Red Phalarope--despite being listed as "very rare" for October, this guy posed for every birder there. Very cool.
Least Sandpiper--these are supposed to be abundant during October at HBBR; true to advertising, two flocks of 50 or more were in the drying areas, along with other sandpipers mixed in--but IDing the others was way too tough for me. Someone else ID'd these guys for me first.)
American White Pelican--two of them were lounging on the water like swans! They were beautiful.
Crested Caracara--these birds are AWESOME, a much anticipated lifer--they look like the kind of scary bird that would eat your eyes out in a horror movie.
White-faced Ibis--these were supposed to be plentiful as well, but I only saw one--he looked almost like a Glossy Ibis, but they're supposed to be rare here right now, so I felt confident calling this one a White-faced in winter plumage. I thought I'd gotten a photo, but I think Mary's the one who got it.
Least Grebe--I didn't see any Eared Grebes although the web site site they'd be common; I did, however, see this tiny little grebe, along with some other birds listed as "uncommon" during Octobers past, like the White Pelicans and the Crested Caracaras.

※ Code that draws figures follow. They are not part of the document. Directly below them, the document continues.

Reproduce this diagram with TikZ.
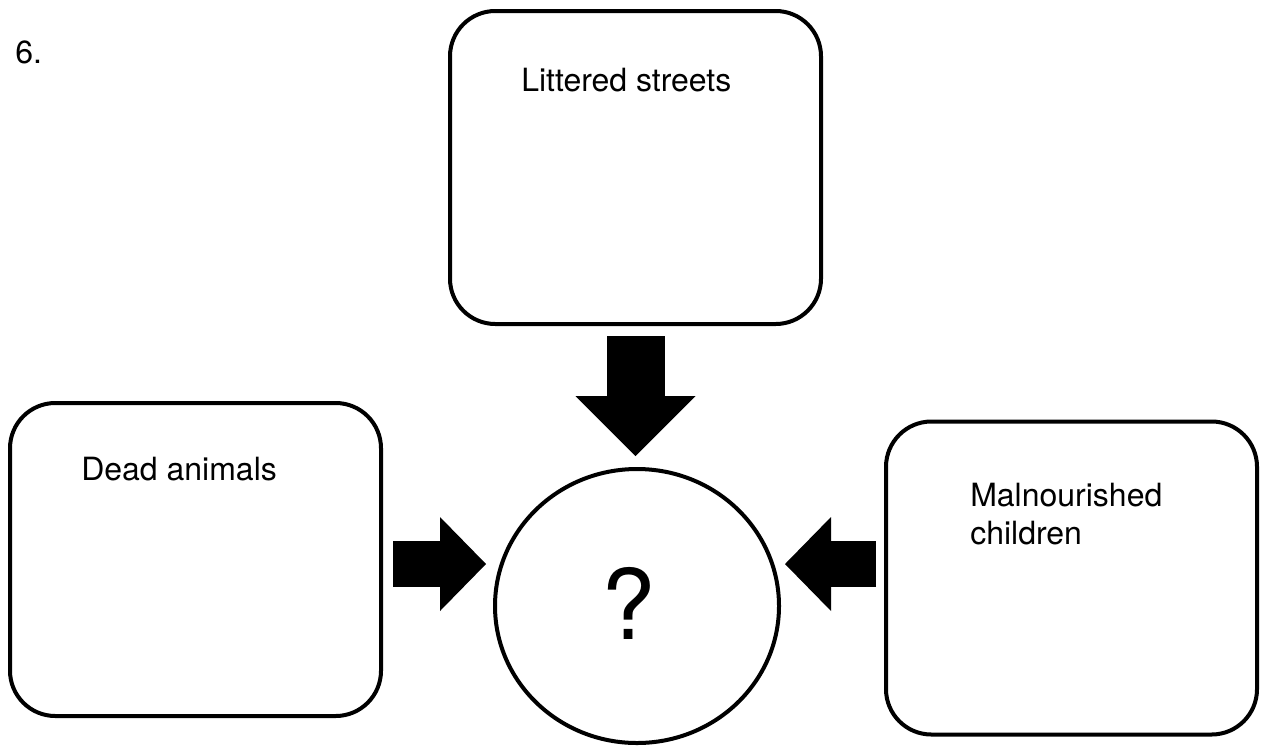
\documentclass[tikz,border=0pt]{standalone}
\usepackage{fontspec}
\setmainfont{TeX Gyre Heros}
\usetikzlibrary{calc}
\usetikzlibrary{shapes.geometric}
\usetikzlibrary{arrows.meta}

\begin{document}
\begin{tikzpicture}[x=0.75pt,y=-0.75pt,
	box/.style={draw,line width=3pt,rounded corners=34pt,minimum width=278.25pt,minimum height=234.75pt,inner sep=0pt},
	lbl/.style={inner sep=0pt,anchor=base west,align=left,font=\fontsize{24pt}{28.5pt}\selectfont},
	bigdown/.style={line width=43.5pt,-{Triangle[width=90pt,length=45pt,line width=0pt]}},
	bigside/.style={line width=34.5pt,-{Triangle[width=70.5pt,length=34.5pt,line width=0pt]}}]
	\useasboundingbox (0,0) rectangle (1262,747);
	\node[lbl] (num) at (15,63) {6.};
	\node[box] (lit) at (635.5,167.5) {};
	\node[box] (dead) at (195.5,559.5) {};
	\node[box] (mal) at (1071.5,578) {};
	\node[ellipse,draw,line width=3pt,minimum width=213pt,minimum height=205.5pt,inner sep=0pt] (q) at (637,606) {};
	\node[lbl] (litText) at ($(lit.north west)+(73,82)$) {Littered streets};
	\node[lbl] (deadText) at ($(dead.north west)+(73,79)$) {Dead animals};
	\node[lbl] (malText) at ($(mal.north west)+(86,125)$) {Malnourished\\children};
	\node[inner sep=0pt,anchor=base,font=\fontsize{73pt}{80pt}\selectfont] (qmark) at (628.5,639) {?};
	\coordinate (ta) at ($(lit.south)+(0,10)$);
	\coordinate (tb) at ($(ta |- q.north)+(0,-11)$);
	\coordinate (la) at ($(dead.east)+(10,4.5)$);
	\coordinate (lb) at ($(la -| q.west)+(-7,0)$);
	\coordinate (ra) at ($(mal.west)+(-8,-14)$);
	\coordinate (rb) at ($(ra -| q.east)+(4,0)$);
	\draw[bigdown] (ta) -- (tb);
	\draw[bigside] (la) -- (lb);
	\draw[bigside] (ra) -- (rb);
\end{tikzpicture}
\end{document}
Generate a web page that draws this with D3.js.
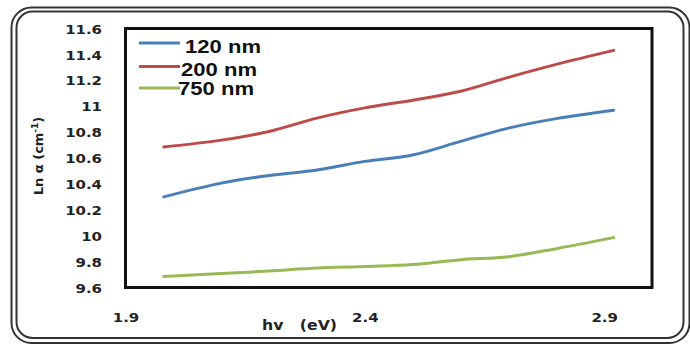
<!DOCTYPE html>
<html><head><meta charset="utf-8">
<script src="https://cdn.jsdelivr.net/npm/d3@7"></script>
<style>html,body{margin:0;padding:0;background:#fff;}svg{display:block;}</style>
</head><body>
<script>
const xValues = [1.98, 2.1, 2.2, 2.3, 2.4, 2.5, 2.6, 2.7, 2.8, 2.92];
const series120 = [10.30, 10.406, 10.465, 10.508, 10.574, 10.623, 10.728, 10.831, 10.904, 10.969];
const series200 = [10.685, 10.738, 10.805, 10.908, 10.987, 11.046, 11.115, 11.223, 11.323, 11.431];
const series750 = [9.685, 9.708, 9.727, 9.75, 9.762, 9.777, 9.815, 9.838, 9.90, 9.985];
const seriesNames = ["120 nm", "200 nm", "750 nm"];
const seriesColors = ["#4a7ebb", "#be4b48", "#98b954"];
const yTicks = [9.6, 9.8, 10, 10.2, 10.4, 10.6, 10.8, 11, 11.2, 11.4, 11.6];
const xTicks = [1.9, 2.4, 2.9];

const W = 690, H = 347;
const svg = d3.select("body").append("svg").attr("width", W).attr("height", H);

function stretch(sel, f) {
  sel.each(function() {
    const len = this.getComputedTextLength();
    d3.select(this).attr("textLength", len * f).attr("lengthAdjust", "spacingAndGlyphs");
  });
}

// outer double rounded frame
svg.append("rect").attr("x", 11.5).attr("y", 7.5).attr("width", 678).attr("height", 335.5)
  .attr("rx", 20).attr("fill", "none").attr("stroke", "#333").attr("stroke-width", 2);
svg.append("rect").attr("x", 16.5).attr("y", 11.5).attr("width", 667).attr("height", 326.5)
  .attr("rx", 16).attr("fill", "none").attr("stroke", "#333").attr("stroke-width", 2);

const x = d3.scaleLinear().domain([1.9, 3.0]).range([125.5, 652]);
const y = d3.scaleLinear().domain([9.6, 11.6]).range([287.5, 28.5]);

// y tick labels
const yAxis = d3.axisLeft(y).tickValues(yTicks).tickFormat(d3.format("")).tickSize(0).tickPadding(23.5);
const gy = svg.append("g").attr("transform", "translate(125.5,0)").call(yAxis);
gy.select(".domain").remove();
gy.selectAll("text").attr("font-family", "DejaVu Sans").attr("font-weight", "bold")
  .attr("font-size", 13).attr("fill", "#222").attr("dy", "0.36em").call(stretch, 1.15);

// x tick labels
const xAxis = d3.axisBottom(x).tickValues(xTicks).tickFormat(d3.format(".1f")).tickSize(0).tickPadding(0);
const gx = svg.append("g").attr("transform", "translate(0,310)").call(xAxis);
gx.select(".domain").remove();
gx.selectAll("text").attr("font-family", "DejaVu Sans").attr("font-weight", "bold")
  .attr("font-size", 13).attr("fill", "#222").attr("dy", "0.9em").call(stretch, 1.15);

// plot box
svg.append("rect").attr("x", x(1.9)).attr("y", y(11.6)).attr("width", x(3.0) - x(1.9))
  .attr("height", y(9.6) - y(11.6)).attr("fill", "none").attr("stroke", "#111").attr("stroke-width", 3);

// lines
const allSeries = [series120, series200, series750];
const line = d3.line().x((d, i) => x(xValues[i])).y(d => y(d)).curve(d3.curveCatmullRom);
allSeries.forEach((s, k) => {
  svg.append("path").datum(s).attr("d", line).attr("fill", "none")
    .attr("stroke", seriesColors[k]).attr("stroke-width", 3).attr("stroke-linecap", "round");
});

// legend
const legY = [43, 66.5, 88];
const legTextX = [185, 181, 178];
const legTextY = [53, 76, 95];
seriesNames.forEach((n, k) => {
  svg.append("line").attr("x1", 139).attr("x2", 180).attr("y1", legY[k]).attr("y2", legY[k])
    .attr("stroke", seriesColors[k]).attr("stroke-width", 3);
  svg.append("text").attr("x", legTextX[k]).attr("y", legTextY[k]).text(n)
    .attr("font-family", "Liberation Sans, Arial").attr("font-weight", "bold")
    .attr("font-size", 19).attr("fill", "#111").attr("textLength", 76).attr("lengthAdjust", "spacingAndGlyphs");
});

// axis titles
svg.append("text").attr("x", 262).attr("y", 330).text("hv\u00a0\u00a0\u00a0(eV)")
  .attr("font-family", "DejaVu Sans").attr("font-weight", "bold").attr("font-size", 13.5)
  .attr("fill", "#222").attr("textLength", 75).attr("lengthAdjust", "spacingAndGlyphs");
const yt = svg.append("text").attr("transform", "translate(43,156) rotate(-90)")
  .attr("text-anchor", "middle").attr("font-family", "DejaVu Sans").attr("font-weight", "bold")
  .attr("font-size", 13).attr("fill", "#222");
yt.append("tspan").text("Ln α (cm");
yt.append("tspan").text("-1").attr("font-size", 9).attr("dy", -5);
yt.append("tspan").text(")").attr("dy", 5);
</script>
</body></html>
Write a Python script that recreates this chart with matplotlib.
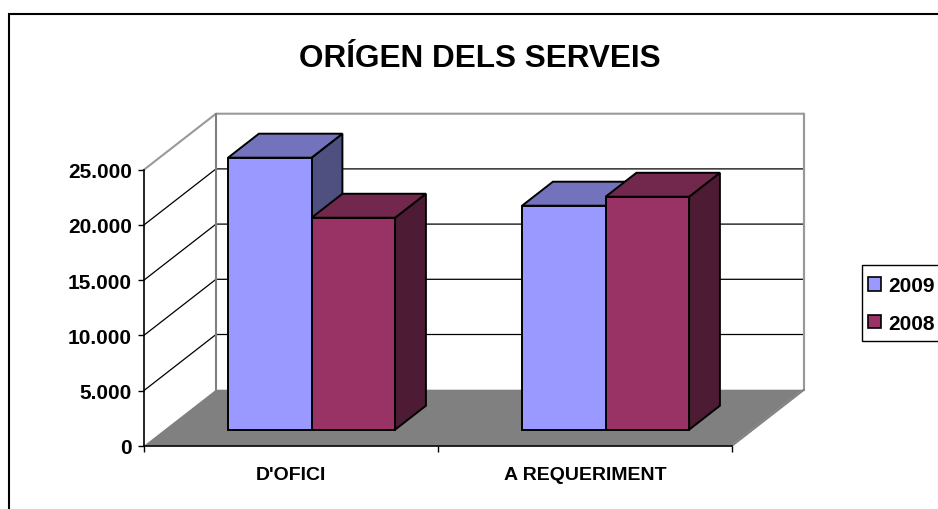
import matplotlib
matplotlib.use("Agg")
import matplotlib.pyplot as plt
from matplotlib.patches import Polygon, Patch, Rectangle
from matplotlib.lines import Line2D

plt.rcParams['font.family'] = ['Liberation Sans', 'DejaVu Sans']
plt.rcParams['font.weight'] = 'bold'

categories = ["D'OFICI", "A REQUERIMENT"]
series_names = ["2009", "2008"]
values_2009 = [24640, 20290]
values_2008 = [19200, 21100]
yticks = [0, 5000, 10000, 15000, 20000, 25000]
ytick_labels = ["0", "5.000", "10.000", "15.000", "20.000", "25.000"]

W, H = 938, 510
fig = plt.figure(figsize=(W / 100, H / 100), dpi=100, facecolor="white")
# front plane of the fake 3d box
ax = fig.add_axes([144 / W, 1 - 446.7 / H, 588 / W, 276 / H])
ax.set_xlim(0, 2)
ax.set_ylim(0, 25000)
ax.patch.set_visible(False)

# full depth of the box in data units
DX = 72 / 294
DY = 56 / 276 * 25000


def proj(x, y, d):
    return (x + d * DX, y + d * DY)


# floor
ax.add_patch(Polygon([proj(0, 0, 0), proj(2, 0, 0), proj(2, 0, 1), proj(0, 0, 1)],
                     fc="#808080", ec="none", zorder=1, clip_on=False))

# walls and gridlines
for y in yticks[1:-1]:
    ax.plot(*zip(proj(0, y, 0), proj(0, y, 1), proj(2, y, 1)), color="black", lw=0.9,
            zorder=2, clip_on=False, solid_joinstyle="miter")
ax.plot(*zip(proj(0, 25000, 0), proj(0, 25000, 1), proj(2, 25000, 1), proj(2, 0, 1), proj(2, 0, 0)),
        color="#999999", lw=1.5, zorder=2, clip_on=False)
ax.plot(*zip(proj(0, 0, 1), proj(0, 25000, 1)), color="#808080", lw=1.5, zorder=2, clip_on=False)
ax.plot(*zip(proj(2, 25000, 1), proj(2, 0, 1)), color="#999999", lw=1.5, zorder=2, clip_on=False)
ax.plot(*zip(proj(2, 0, 1), proj(2, 0, 0)), color="#808080", lw=1, zorder=2, clip_on=False)

bar_w = 0.284
d0, d1 = 0.286, 0.714
faces = {"2009": ("#9999FF", "#7373BD", "#4F4F80"),
         "2008": ("#993366", "#72284C", "#4E1B34")}


def draw_bar(x0, x1, v, cols, z):
    front, top, side = cols
    pts = [
        ([proj(x1, 0, d0), proj(x1, 0, d1), proj(x1, v, d1), proj(x1, v, d0)], side),
        ([proj(x0, v, d0), proj(x1, v, d0), proj(x1, v, d1), proj(x0, v, d1)], top),
        ([proj(x0, 0, d0), proj(x1, 0, d0), proj(x1, v, d0), proj(x0, v, d0)], front),
    ]
    for p, c in pts:
        ax.add_patch(Polygon(p, fc=c, ec="black", lw=1.4, zorder=z, clip_on=False,
                             joinstyle="miter"))


for i in range(len(categories)):
    c = i + 0.5
    draw_bar(c - bar_w, c, values_2009[i], faces["2009"], 3)
    draw_bar(c, c + bar_w, values_2008[i], faces["2008"], 4)

# axes
for s in ["top", "right"]:
    ax.spines[s].set_visible(False)
for s in ["left", "bottom"]:
    ax.spines[s].set_linewidth(1.2)
    ax.spines[s].set_zorder(5)
ax.set_yticks(yticks)
ax.set_yticklabels(ytick_labels, fontsize=15, fontweight="bold")
ax.tick_params(axis="y", length=4.5, width=1, pad=4.3)
ax.set_xticks([0, 1, 2])
ax.set_xticklabels([])
ax.tick_params(axis="x", which="major", length=4.5, width=1)
ax.set_xticks([0.5, 1.5], minor=True)
ax.set_xticklabels(categories, minor=True, fontsize=14, fontweight="bold")
ax.tick_params(axis="x", which="minor", length=0, pad=14.3)

fig.text(480 / W, 1 - 59 / H, "ORÍGEN DELS SERVEIS", fontsize=22.7, fontweight="bold",
         ha="center", va="center")

# legend, its box is drawn apart and runs off the right edge
fig.add_artist(Rectangle((861.5 / W, 1 - 342 / H), 90 / W, 76 / H, fc="white", ec="black", lw=1,
                         transform=fig.transFigure))
handles = [Patch(fc=faces[n][0], ec="black", lw=1.2) for n in series_names]
leg = fig.legend(handles, series_names, loc="upper left",
                 bbox_to_anchor=(860.5 / W, 1 - 270 / H), fontsize=15, frameon=False,
                 borderaxespad=0,
                 handlelength=0.62, handleheight=0.62, handletextpad=0.38,
                 labelspacing=0.9, borderpad=0.34)

# outer chart frame, runs off the picture on the right and bottom
fig.add_artist(Line2D([8.5 / W, 8.5 / W, 1], [-0.01, 1 - 14.5 / H, 1 - 14.5 / H], color="black", lw=1.5,
                      transform=fig.transFigure, solid_joinstyle="miter"))

fig.savefig("out.png", dpi=100)
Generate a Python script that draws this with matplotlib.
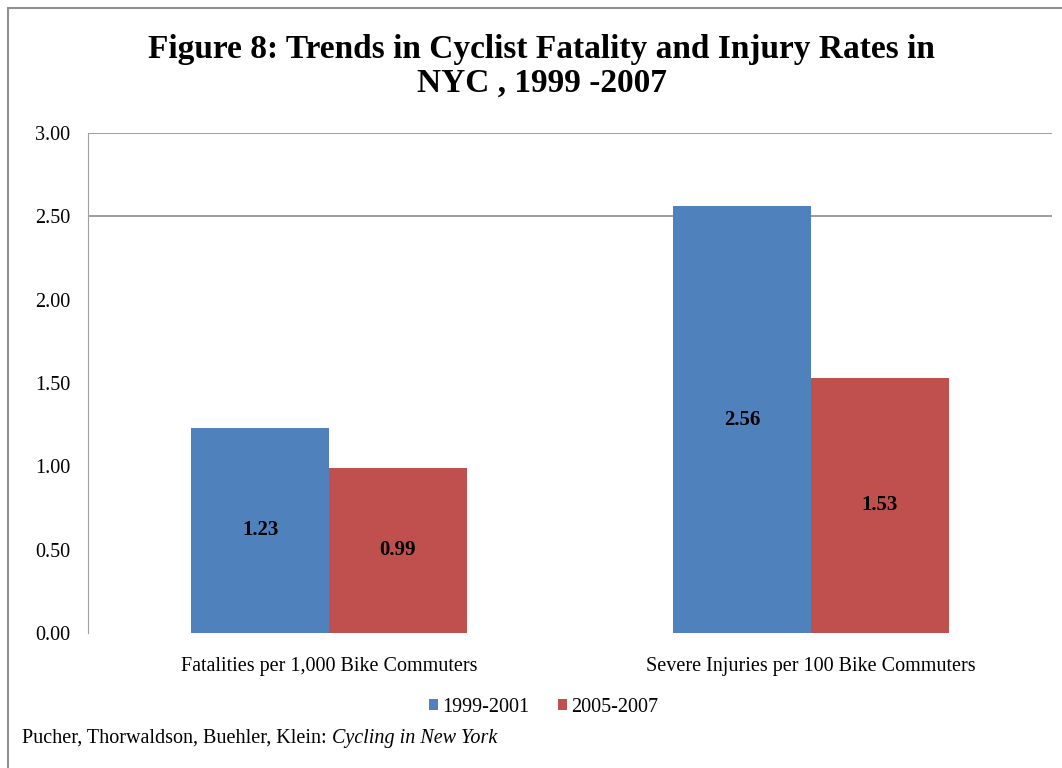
import numpy as np
import matplotlib.pyplot as plt
from matplotlib.patches import Rectangle

plt.rcParams['font.family'] = ['Liberation Serif', 'DejaVu Serif']

categories = ['Fatalities per 1,000 Bike Commuters',
              'Severe Injuries per 100 Bike Commuters']
series_names = ['1999-2001', '2005-2007']
values_1999_2001 = [1.23, 2.56]
values_2005_2007 = [0.99, 1.53]
labels_1999_2001 = ['1.23', '2.56']
labels_2005_2007 = ['0.99', '1.53']
y_ticks = [0.0, 0.5, 1.0, 1.5, 2.0, 2.5, 3.0]
grid_levels = [2.5, 3.0]

blue = '#4F81BD'
red = '#C0504D'

fig = plt.figure(figsize=(10.62, 7.68), dpi=100)
ax = fig.add_axes([0.0829, 0.1758, 0.9077, 0.651])

x = np.arange(len(categories))
width = 0.286
bars1 = ax.bar(x - width / 2, values_1999_2001, width, color=blue,
               label=series_names[0], zorder=3)
bars2 = ax.bar(x + width / 2, values_2005_2007, width, color=red,
               label=series_names[1], zorder=3)

# value labels sit in the middle of each bar
for bars, texts in [(bars1, labels_1999_2001), (bars2, labels_2005_2007)]:
    for b, t in zip(bars, texts):
        ax.text(b.get_x() + b.get_width() / 2, b.get_height() / 2, t,
                ha='center', va='center', fontsize=15, fontweight='bold',
                zorder=4)

for g in grid_levels:
    ax.axhline(g, color='#8c8c8c', linewidth=1.2, zorder=1)

ax.set_xlim(-0.5, 1.5)
ax.set_ylim(0, 3.0)
ax.set_yticks(y_ticks)
ax.set_yticklabels(['%.2f' % v for v in y_ticks], fontsize=14.5)
ax.set_xticks(x)
ax.set_xticklabels(categories, fontsize=14.5)
ax.tick_params(axis='y', length=0, pad=13)
ax.tick_params(axis='x', length=0, pad=17)
for s in ['top', 'right', 'bottom']:
    ax.spines[s].set_visible(False)
ax.spines['left'].set_color('#a0a0a0')

fig.legend(handles=[bars1, bars2], labels=series_names, loc='center',
           bbox_to_anchor=(0.512, 0.079), ncol=2, frameon=False, fontsize=14.5,
           handlelength=0.45, handleheight=0.45, handletextpad=0.2,
           columnspacing=1.4)

fig.text(0.51, 0.914, 'Figure 8: Trends in Cyclist Fatality and Injury Rates in\nNYC , 1999 -2007',
         ha='center', va='center', fontsize=24, fontweight='bold',
         linespacing=1.12)

# source line: plain authors, italic title right after
src = fig.text(0.021, 0.039, 'Pucher, Thorwaldson, Buehler, Klein: ', fontsize=14.5,
               ha='left', va='center')
fig.canvas.draw()
bb = src.get_window_extent().transformed(fig.transFigure.inverted())
fig.text(bb.x1, 0.039, 'Cycling in New York', fontsize=14.5,
         ha='left', va='center', style='italic')

# outer frame of the chart area
fig.patches.append(Rectangle((8 / 1062, -0.1), 1.2, 1 - 8 / 768 + 0.1,
                             transform=fig.transFigure, fill=False,
                             edgecolor='#909090', linewidth=1.5))

fig.savefig('out.png', dpi=100)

Loggerhead Shrike--wish this one had been closer; I was glad I at least had the scope to watch him for a bit in the distance; a birding guide who was leading a trip pointed him out to us.
Ruddy Duck--they're working hard to become my favorite duck because of their sassiness, but being in winter plumage didn't help them knock Wood Duck out of the top spot.
Killdeer--it was like being back in PA, listening to these guys calling constantly.
I saw a few unidentifiable birds too: some generic sandpiper/peeps that were mixed in with the tiny Least Sandpipers; a flycatcher of some sort (not vocalizing, so no chance of an ID from me); a warbler that might have been a Nashville, but I just didn't get a good enough look to make sure (people were saying there was one around); and one bird that looked like a small wren but had a crazy call that was unlike any wren I know of -- I haven't been able to ID him at all, but I do have a short video of his call so I'm still working on it.
HBBR is quite a place, with three huge ponds full of ducks and other birds, a wooded trail that has several cuts to the Colorado River and some good viewing outlooks, and a marshy area in one of the big ponds. There are also a lot of open fields around the facility where we saw the caracaras and the shrike. Mary and some other birders saw a coyote but I didn't.
It was pretty wild to see that Red Phalarope, and I'm so glad I got such a long look at him.
There were many birds I didn't see that were supposed to be abundant or common during October. I didn't see any Eared Grebes, Swainson's Hawks, Wilson's Snipes, American Pipits, Lincoln's Sparrows, Western Meadowlarks, Black-bellied Whistling Ducks, or Lesser Scaups. I was bummed that I didn't see the whistling duck; those guys are supposed to be all over central and southern Texas.
Listed as fairly common among the sandpipers were Baird's and Stilt Sandpipers--I just couldn't summon the patience or the closer view to ID the bigger pipers wandering among the little Least Sandpipers though. I thought I saw a Long-billed Dowitcher but he vanished during my flipping through the guide to make sure. Wilson's Phalarope was also supposed to be there but wasn't; same for the Vesper Sparrow, Dickcissel, and Nashville Warbler (assuming I didn't see him that one time I mentioned above).
All in all, though, it was quite a day at the Reserve. My old friend Kris and I went back on Sunday but didn't stay long--we saw the avocets and some more caracaras, then we went for breakfast! Mary and I had spent all morning and all afternoon (with a short lunch break) there on Saturday, and I was just too tired to stay much longer than a couple of hours on Sunday. But we had a nice time; I hadn't seen Kris in years, and our friendship dates back to the early 1980s!
So my lifelist stands at 233, and I'm really looking forward to a quick weekend trip south. I really want to see some Green Jays and all the other RGV specialties. I might have to wait until spring, but even then it'll be a great trip. I might even get to see my old college town of Kingsville, my old hometown of Harlingen, and my birthplace of McAllen. It's funny; it feels like I've been away from Texas forever, even though it's only been seven years. But the old memories are still there, and my heart still swells with Texas pride when I think of bluebonnets, longhorn cattle, and huge open expanses of this state.